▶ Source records
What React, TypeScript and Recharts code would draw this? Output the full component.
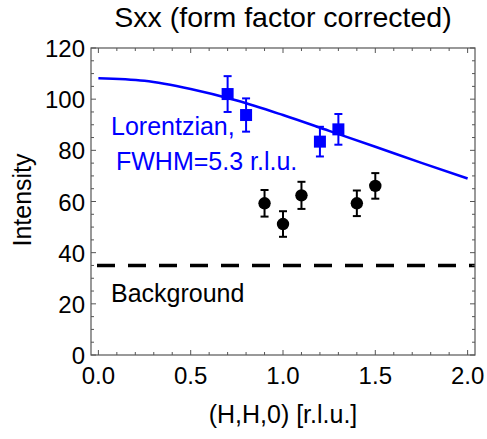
import {
  ComposedChart,
  ErrorBar,
  Line,
  ReferenceLine,
  Scatter,
  XAxis,
  YAxis,
} from 'recharts';

// Lorentzian fit line
const fitH = [0, 0.25, 0.5, 0.75, 1.0, 1.25, 1.5, 1.75, 2.0];
const fitIntensity = [108.2, 107.2, 104.0, 99.5, 93.8, 87.6, 81.4, 75.1, 69.0];

// blue squares (Sxx corrected)
const squareH = [0.7, 0.8, 1.2, 1.3];
const squareIntensity = [102.0, 93.8, 83.4, 88.2];
const squareError = [7.0, 6.5, 5.8, 6.0];

// black circles
const circleH = [0.9, 1.0, 1.1, 1.4, 1.5];
const circleIntensity = [59.3, 51.2, 62.4, 59.3, 66.1];
const circleError = [5.2, 5.0, 5.3, 5.0, 5.0];

const background = 35;

const xTicks = [
  0, 0.1, 0.2, 0.3, 0.4, 0.5, 0.6, 0.7, 0.8, 0.9, 1.0, 1.1, 1.2, 1.3, 1.4, 1.5,
  1.6, 1.7, 1.8, 1.9, 2.0,
];
const yTicks = [
  0, 5, 10, 15, 20, 25, 30, 35, 40, 45, 50, 55, 60, 65, 70, 75, 80, 85, 90, 95,
  100, 105, 110, 115, 120,
];

const fitData = fitH.map((h, i) => ({ h, y: fitIntensity[i] }));
const squareData = squareH.map((h, i) => ({ h, y: squareIntensity[i], err: squareError[i] }));
const circleData = circleH.map((h, i) => ({ h, y: circleIntensity[i], err: circleError[i] }));

const W = 487;
const H = 439;
const TOP = 48;
const BOTTOM = 355;
const LEFT = 91;
const RIGHT = 475;
const FONT = '"Liberation Sans", Arial, sans-serif';
const BLUE = '#0000ff';
const FRAME = '#555';

const isMajorX = (v: number) => Math.abs(v * 2 - Math.round(v * 2)) < 1e-6;
const isMajorY = (v: number) => v % 20 === 0;

// draws the bottom and the mirrored top tick, plus the label for major ticks
function XTick(props: any) {
  const { x, payload } = props;
  const major = isMajorX(payload.value);
  const len = major ? 5 : 3;
  return (
    <g>
      <line x1={x} x2={x} y1={BOTTOM} y2={BOTTOM - len} stroke={FRAME} />
      <line x1={x} x2={x} y1={TOP} y2={TOP + len} stroke={FRAME} />
      {major && (
        <text x={x} y={384} textAnchor="middle" fontSize={24} fontFamily={FONT} fill="#000">
          {payload.value.toFixed(1)}
        </text>
      )}
    </g>
  );
}

function YTick(props: any) {
  const { y, payload } = props;
  const major = isMajorY(payload.value);
  const len = major ? 5 : 3;
  return (
    <g>
      <line x1={LEFT} x2={LEFT + len} y1={y} y2={y} stroke={FRAME} />
      <line x1={RIGHT} x2={RIGHT - len} y1={y} y2={y} stroke={FRAME} />
      {major && (
        <text x={85} y={y + 9} textAnchor="end" fontSize={24} fontFamily={FONT} fill="#000">
          {payload.value}
        </text>
      )}
    </g>
  );
}

const squareShape = (p: any) => (
  <rect x={p.cx - 6} y={p.cy - 6} width={12} height={12} fill={BLUE} />
);
const circleShape = (p: any) => <circle cx={p.cx} cy={p.cy} r={6.2} fill="#000" />;

export default function App() {
  return (
    <div style={{ position: 'absolute', left: 0, top: 0, width: W, height: H, background: '#fff' }}>
      <ComposedChart width={W} height={H} margin={{ top: TOP, right: W - RIGHT, bottom: 0, left: 0 }}>
        <XAxis
          type="number"
          dataKey="h"
          domain={[-0.04, 2.04]}
          ticks={xTicks}
          interval={0}
          height={H - BOTTOM}
          tickLine={false}
          axisLine={false}
          tick={<XTick />}
          allowDataOverflow
        />
        <YAxis
          type="number"
          domain={[0, 120]}
          ticks={yTicks}
          interval={0}
          width={LEFT}
          tickLine={false}
          axisLine={false}
          tick={<YTick />}
          allowDataOverflow
        />
        <ReferenceLine
          y={background}
          stroke="#000"
          strokeWidth={3.5}
          strokeDasharray="18 13"
          strokeDashoffset={25}
        />
        <Line
          data={fitData}
          dataKey="y"
          type="monotone"
          stroke={BLUE}
          strokeWidth={2.5}
          dot={false}
          isAnimationActive={false}
        />
        <Scatter data={squareData} dataKey="y" shape={squareShape} isAnimationActive={false}>
          <ErrorBar dataKey="err" direction="y" width={4} strokeWidth={2} stroke={BLUE} />
        </Scatter>
        <Scatter data={circleData} dataKey="y" shape={circleShape} isAnimationActive={false}>
          <ErrorBar dataKey="err" direction="y" width={4} strokeWidth={2} stroke="#000" />
        </Scatter>
      </ComposedChart>
      <svg
        width={W}
        height={H}
        style={{ position: 'absolute', left: 0, top: 0, pointerEvents: 'none' }}
        fontFamily={FONT}
      >
        <rect
          x={LEFT}
          y={TOP}
          width={RIGHT - LEFT}
          height={BOTTOM - TOP}
          fill="none"
          stroke={FRAME}
          strokeWidth={1.2}
        />
        <text x={283} y={26.5} textAnchor="middle" fontSize={28.5} fill="#000">
          Sxx (form factor corrected)
        </text>
        <text x={283} y={423} textAnchor="middle" fontSize={25} fill="#000">
          (H,H,0) [r.l.u.]
        </text>
        <text
          x={31}
          y={200}
          textAnchor="middle"
          fontSize={25}
          fill="#000"
          transform="rotate(-90 31 200)"
        >
          Intensity
        </text>
        <text x={111} y={134.5} fontSize={25} fill={BLUE}>
          Lorentzian,
        </text>
        <text x={116} y={169.5} fontSize={25} fill={BLUE}>
          FWHM=5.3 r.l.u.
        </text>
        <text x={111} y={301.5} fontSize={25} fill="#000">
          Background
        </text>
      </svg>
    </div>
  );
}
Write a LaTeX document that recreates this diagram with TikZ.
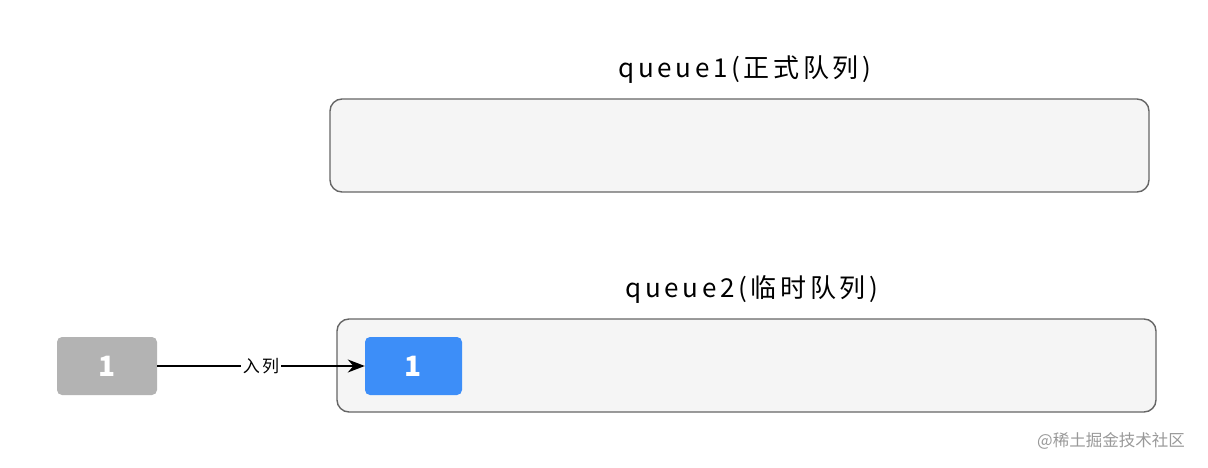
\documentclass[tikz,border=0pt]{standalone}
\usepackage{fontspec}
\usepackage{tikz}
\usetikzlibrary{arrows.meta}
\newfontfamily\cjk{Noto Sans CJK SC}
\newfontfamily\cjkwide[LetterSpace=14]{Noto Sans CJK SC}
\definecolor{boxfill}{HTML}{F5F5F5}
\definecolor{boxline}{HTML}{666666}
\definecolor{oldgray}{HTML}{B3B3B3}
\definecolor{newblue}{HTML}{3D8EF8}

\begin{document}
\begin{tikzpicture}[x=1pt,y=-1pt,
    queuebox/.style={draw=boxline,fill=boxfill,line width=1.4pt,rounded corners=12pt,
      minimum width=819pt,minimum height=93pt,inner sep=0pt},
    title/.style={font=\cjkwide\fontsize{26}{30}\selectfont},
    item/.style={rounded corners=5pt,text=white,minimum height=58pt,inner sep=0pt,
      font=\cjk\bfseries\fontsize{28}{32}\selectfont}]
      \useasboundingbox (0,0) rectangle (1208,468);

      \node[queuebox] (q1) at (739.5,145.5) {};
      \node[queuebox] (q2) at (746.5,365.5) {};
      \node[title] (t1) at (745,70) {queue1(正式队列)};
      \node[title] (t2) at (752,289) {queue2(临时队列)};

      \node[item,fill=oldgray,minimum width=100pt] (a) at (107,366) {1};
      \node[item,fill=newblue,minimum width=97pt] (b) at (413.5,366) {1};

      \draw[-{Stealth[length=17pt,width=13pt]},line width=1.3pt] (a) -- node[fill=white,inner sep=2pt,
        font=\cjkwide\fontsize{17}{20}\selectfont] {入列} (b);

      \node[font=\cjk\fontsize{16.5}{18}\selectfont,text=black!40] (wm) at (1111,441) {@稀土掘金技术社区};
    \end{tikzpicture}
\end{document}
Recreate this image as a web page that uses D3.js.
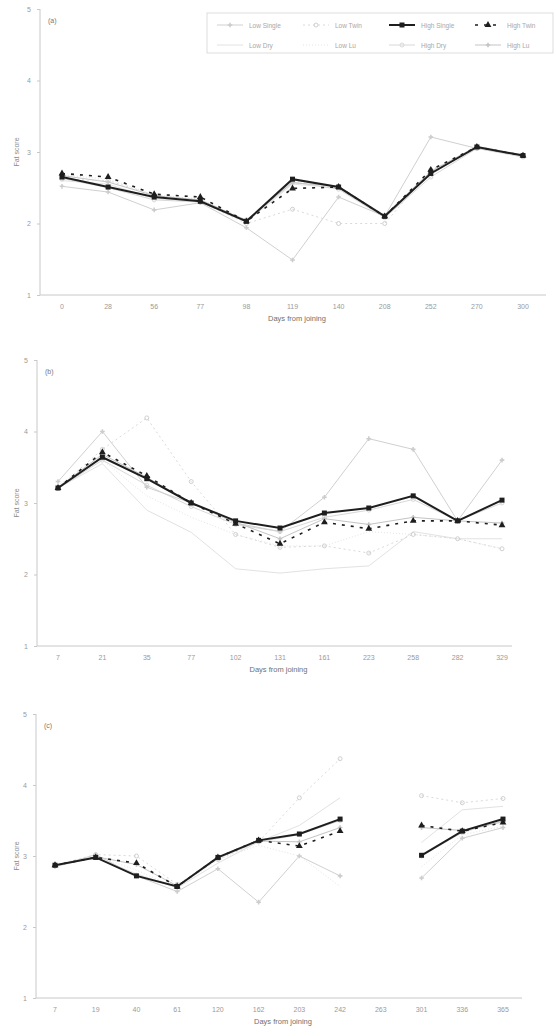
<!DOCTYPE html>
<html>
<head>
<meta charset="utf-8">
<script src="https://cdn.jsdelivr.net/npm/d3@7"></script>
<style>
  body { margin: 0; background: #fff; }
  svg { display: block; font-family: "Liberation Sans", Arial, sans-serif; }
  .tick text { fill: #9a9a9a; font-size: 7px; }
  .axis path, .axis line { stroke: #c8c8c8; }
</style>
</head>
<body>
<div id="chart"></div>
<script>
// series names (legend order)
const seriesNames = ['Low Single', 'Low Twin', 'High Single', 'High Twin',
                     'Low Dry', 'Low Lu', 'High Dry', 'High Lu'];

// panel (a)
const daysA = ['0', '28', '56', '77', '98', '119', '140', '208', '252', '270', '300'];
const lowSingleA  = [2.52, 2.44, 2.19, 2.29, 1.94, 1.49, 2.37, 2.10, 3.21, 3.05, 2.95];
const lowTwinA    = [2.62, 2.60, 2.40, 2.30, 2.00, 2.20, 2.00, 2.00, 2.75, 3.05, 2.95];
const highSingleA = [2.65, 2.51, 2.37, 2.31, 2.03, 2.62, 2.51, 2.10, 2.70, 3.07, 2.95];
const highTwinA   = [2.70, 2.65, 2.41, 2.37, 2.03, 2.49, 2.51, 2.10, 2.75, 3.07, 2.95];
const lowDryA     = [2.60, 2.55, 2.35, 2.30, 2.02, 2.55, 2.50, 2.12, 2.72, 3.05, 2.95];
const lowLuA      = [2.68, 2.62, 2.40, 2.34, 2.05, 2.60, 2.52, 2.12, 2.68, 3.06, 2.96];
const highDryA    = [2.63, 2.50, 2.33, 2.30, 2.05, 2.58, 2.48, 2.08, 2.65, 3.05, 2.93];
const highLuA     = [2.67, 2.58, 2.39, 2.33, 2.04, 2.57, 2.52, 2.11, 2.73, 3.08, 2.96];

// panel (b)
const daysB = ['7', '21', '35', '77', '102', '131', '161', '223', '258', '282', '329'];
const lowSingleB  = [3.30, 4.00, 3.22, 3.00, 2.72, 2.60, 3.08, 3.90, 3.75, 2.75, 3.60];
const lowTwinB    = [3.21, 3.75, 4.19, 3.30, 2.56, 2.38, 2.40, 2.30, 2.56, 2.50, 2.36];
const highSingleB = [3.21, 3.64, 3.34, 3.00, 2.75, 2.65, 2.86, 2.93, 3.10, 2.75, 3.04];
const highTwinB   = [3.21, 3.71, 3.38, 3.00, 2.71, 2.43, 2.73, 2.64, 2.75, 2.75, 2.69];
const lowDryB     = [3.21, 3.55, 2.90, 2.59, 2.08, 2.02, 2.08, 2.12, 2.60, 2.50, 2.50];
const lowLuB      = [3.25, 3.60, 3.10, 2.80, 2.56, 2.40, 2.40, 2.60, 2.56, 2.50, 2.36];
const highDryB    = [3.20, 3.60, 3.25, 2.95, 2.70, 2.60, 2.80, 2.90, 3.05, 2.75, 3.00];
const highLuB     = [3.22, 3.68, 3.36, 3.00, 2.73, 2.50, 2.78, 2.70, 2.80, 2.75, 2.72];

// panel (c) -- no data at day 263
const daysC = ['7', '19', '40', '61', '120', '162', '203', '242', '263', '301', '336', '365'];
const lowSingleC  = [2.85, 3.02, 2.72, 2.50, 2.82, 2.35, 3.00, 2.72, null, 2.69, 3.25, 3.40];
const lowTwinC    = [2.87, 3.02, 3.00, 2.60, 2.95, 3.20, 3.82, 4.37, null, 3.85, 3.75, 3.81];
const highSingleC = [2.87, 2.98, 2.72, 2.57, 2.98, 3.22, 3.31, 3.52, null, 3.01, 3.35, 3.52];
const highTwinC   = [2.87, 2.98, 2.90, 2.57, 2.98, 3.22, 3.14, 3.35, null, 3.43, 3.35, 3.47];
const lowDryC     = [2.85, 2.98, 2.75, 2.55, 2.90, 3.20, 3.43, 3.82, null, 3.19, 3.65, 3.70];
const lowLuC      = [2.86, 3.00, 2.80, 2.55, 2.95, 3.15, 3.00, 2.57, null, 2.85, 3.30, 3.42];
const highDryC    = [2.87, 2.99, 2.73, 2.57, 2.97, 3.20, 3.30, 3.50, null, 3.00, 3.33, 3.50];
const highLuC     = [2.87, 2.99, 2.88, 2.58, 2.97, 3.21, 3.20, 3.40, null, 3.40, 3.36, 3.48];

const yTicks = [1, 2, 3, 4, 5];

// drawing style per series
const styles = {
  'Low Single':  {stroke: '#d0d0d0', width: 1,   dash: null,  marker: 'cross',    mcol: '#cccccc'},
  'Low Twin':    {stroke: '#dadada', width: 1,   dash: '2,3', marker: 'circle',   mcol: '#d0d0d0'},
  'High Single': {stroke: '#1e1e1e', width: 2,   dash: null,  marker: 'square',   mcol: '#1e1e1e'},
  'High Twin':   {stroke: '#1e1e1e', width: 1.6, dash: '3,6', marker: 'triangle', mcol: '#1e1e1e'},
  'Low Dry':     {stroke: '#e2e2e2', width: 1,   dash: null,  marker: null,       mcol: '#e2e2e2'},
  'Low Lu':      {stroke: '#e4e4e4', width: 1,   dash: '1,2', marker: null,       mcol: '#e4e4e4'},
  'High Dry':    {stroke: '#d8d8d8', width: 1,   dash: null,  marker: 'circle',   mcol: '#d8d8d8'},
  'High Lu':     {stroke: '#c4c4c4', width: 1,   dash: null,  marker: 'cross',    mcol: '#c4c4c4'}
};

const panels = [
  {label: '(a)', days: daysA, x0: 62, x1: 523, axisX: 40, axisEnd: 546, yTop: 9, yBot: 295,
   series: [lowSingleA, lowTwinA, highSingleA, highTwinA, lowDryA, lowLuA, highDryA, highLuA]},
  {label: '(b)', days: daysB, x0: 58, x1: 502, axisX: 37, axisEnd: 512, yTop: 360, yBot: 646,
   series: [lowSingleB, lowTwinB, highSingleB, highTwinB, lowDryB, lowLuB, highDryB, highLuB]},
  {label: '(c)', days: daysC, x0: 55, x1: 503, axisX: 36, axisEnd: 522, yTop: 714, yBot: 998,
   series: [lowSingleC, lowTwinC, highSingleC, highTwinC, lowDryC, lowLuC, highDryC, highLuC]}
];

const svg = d3.select('#chart').append('svg')
    .attr('width', 556)
    .attr('height', 1036);

function drawMarker(g, type, x, y, col) {
  if (type === 'square') {
    g.append('rect').attr('x', x - 2.5).attr('y', y - 2.5).attr('width', 5).attr('height', 5).attr('fill', col);
  } else if (type === 'triangle') {
    g.append('path').attr('d', d3.symbol(d3.symbolTriangle, 20)()).attr('transform', `translate(${x},${y})`).attr('fill', col);
  } else if (type === 'circle') {
    g.append('circle').attr('cx', x).attr('cy', y).attr('r', 2).attr('fill', 'none').attr('stroke', col);
  } else if (type === 'cross') {
    g.append('path').attr('d', d3.symbol(d3.symbolCross, 12)()).attr('transform', `translate(${x},${y})`).attr('fill', col);
  }
}

panels.forEach(p => {
  const g = svg.append('g');

  const x = d3.scalePoint().domain(p.days).range([p.x0, p.x1]);
  const y = d3.scaleLinear().domain([1, 5]).range([p.yBot, p.yTop]);

  // y axis
  g.append('g')
      .attr('class', 'axis')
      .attr('transform', `translate(${p.axisX},0)`)
      .call(d3.axisLeft(y).tickValues(yTicks).tickFormat(d3.format('d')).tickSize(3).tickSizeOuter(0).tickPadding(6))
      .call(a => a.select('.domain').attr('d', `M0,${p.yTop}V${p.yBot}`));

  // x axis
  g.append('line')
      .attr('x1', p.axisX).attr('x2', p.axisEnd)
      .attr('y1', p.yBot).attr('y2', p.yBot)
      .attr('stroke', '#c8c8c8');
  g.selectAll('.xlab')
      .data(p.days)
    .join('text')
      .attr('class', 'xlab')
      .attr('x', d => x(d))
      .attr('y', p.yBot + 14)
      .attr('text-anchor', 'middle')
      .attr('font-size', 7)
      .attr('fill', '#9a9a9a')
      .text(d => d);

  g.append('text')
      .attr('x', (p.axisX + p.axisEnd) / 2 + 4)
      .attr('y', p.yBot + 26)
      .attr('text-anchor', 'middle')
      .attr('font-size', 7.5)
      .attr('fill', '#707070')
      .text('Days from joining');

  g.append('text')
      .attr('transform', `translate(19,${(p.yTop + p.yBot) / 2}) rotate(-90)`)
      .attr('text-anchor', 'middle')
      .attr('font-size', 7)
      .attr('fill', '#8a8a8a')
      .text('Fat score');

  g.append('text')
      .attr('x', p.axisX + 8)
      .attr('y', p.yTop + 14)
      .attr('font-size', 7)
      .attr('fill', '#777')
      .text(p.label);

  // series: draw grey ones first, black ones last
  const order = [4, 5, 6, 7, 0, 1, 3, 2];
  order.forEach(i => {
    const st = styles[seriesNames[i]];
    const vals = p.series[i].map((v, k) => ({day: p.days[k], v: v}));
    const line = d3.line()
        .defined(d => d.v !== null)
        .x(d => x(d.day))
        .y(d => y(d.v));
    g.append('path')
        .datum(vals)
        .attr('fill', 'none')
        .attr('stroke', st.stroke)
        .attr('stroke-width', st.width)
        .attr('stroke-dasharray', st.dash)
        .attr('d', line);
    if (st.marker) {
      const mg = g.append('g');
      vals.filter(d => d.v !== null).forEach(d => drawMarker(mg, st.marker, x(d.day), y(d.v), st.mcol));
    }
  });
});

// legend (panel a only)
const leg = svg.append('g').attr('transform', 'translate(207,13)');
leg.append('rect')
    .attr('width', 346).attr('height', 40)
    .attr('fill', '#fff').attr('stroke', '#d4d4d4').attr('stroke-width', 0.8);
seriesNames.forEach((name, i) => {
  const col = i % 4, row = Math.floor(i / 4);
  const lx = 10 + col * 86, ly = 12 + row * 20;
  const st = styles[name];
  const item = leg.append('g');
  item.append('line')
      .attr('x1', lx).attr('x2', lx + 26)
      .attr('y1', ly).attr('y2', ly)
      .attr('stroke', st.stroke)
      .attr('stroke-width', st.width)
      .attr('stroke-dasharray', st.dash);
  if (st.marker) drawMarker(item, st.marker, lx + 13, ly, st.mcol);
  item.append('text')
      .attr('x', lx + 32)
      .attr('y', ly + 2.5)
      .attr('font-size', 6.5)
      .attr('fill', '#a8a8a8')
      .text(name);
});
</script>
</body>
</html>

▶ What is asked
Repeat, word for word and with no pictures, only the lines running from the beginning of the data to the line that contains "const FRAME = '#555';".

▶ Task solution
What React, TypeScript and Recharts code would draw this? Output the full component.
import {
  ComposedChart,
  ErrorBar,
  Line,
  ReferenceLine,
  Scatter,
  XAxis,
  YAxis,
} from 'recharts';

// Lorentzian fit line
const fitH = [0, 0.25, 0.5, 0.75, 1.0, 1.25, 1.5, 1.75, 2.0];
const fitIntensity = [108.2, 107.2, 104.0, 99.5, 93.8, 87.6, 81.4, 75.1, 69.0];

// blue squares (Sxx corrected)
const squareH = [0.7, 0.8, 1.2, 1.3];
const squareIntensity = [102.0, 93.8, 83.4, 88.2];
const squareError = [7.0, 6.5, 5.8, 6.0];

// black circles
const circleH = [0.9, 1.0, 1.1, 1.4, 1.5];
const circleIntensity = [59.3, 51.2, 62.4, 59.3, 66.1];
const circleError = [5.2, 5.0, 5.3, 5.0, 5.0];

const background = 35;

const xTicks = [
  0, 0.1, 0.2, 0.3, 0.4, 0.5, 0.6, 0.7, 0.8, 0.9, 1.0, 1.1, 1.2, 1.3, 1.4, 1.5,
  1.6, 1.7, 1.8, 1.9, 2.0,
];
const yTicks = [
  0, 5, 10, 15, 20, 25, 30, 35, 40, 45, 50, 55, 60, 65, 70, 75, 80, 85, 90, 95,
  100, 105, 110, 115, 120,
];

const fitData = fitH.map((h, i) => ({ h, y: fitIntensity[i] }));
const squareData = squareH.map((h, i) => ({ h, y: squareIntensity[i], err: squareError[i] }));
const circleData = circleH.map((h, i) => ({ h, y: circleIntensity[i], err: circleError[i] }));

const W = 487;
const H = 439;
const TOP = 48;
const BOTTOM = 355;
const LEFT = 91;
const RIGHT = 475;
const FONT = '"Liberation Sans", Arial, sans-serif';
const BLUE = '#0000ff';
const FRAME = '#555';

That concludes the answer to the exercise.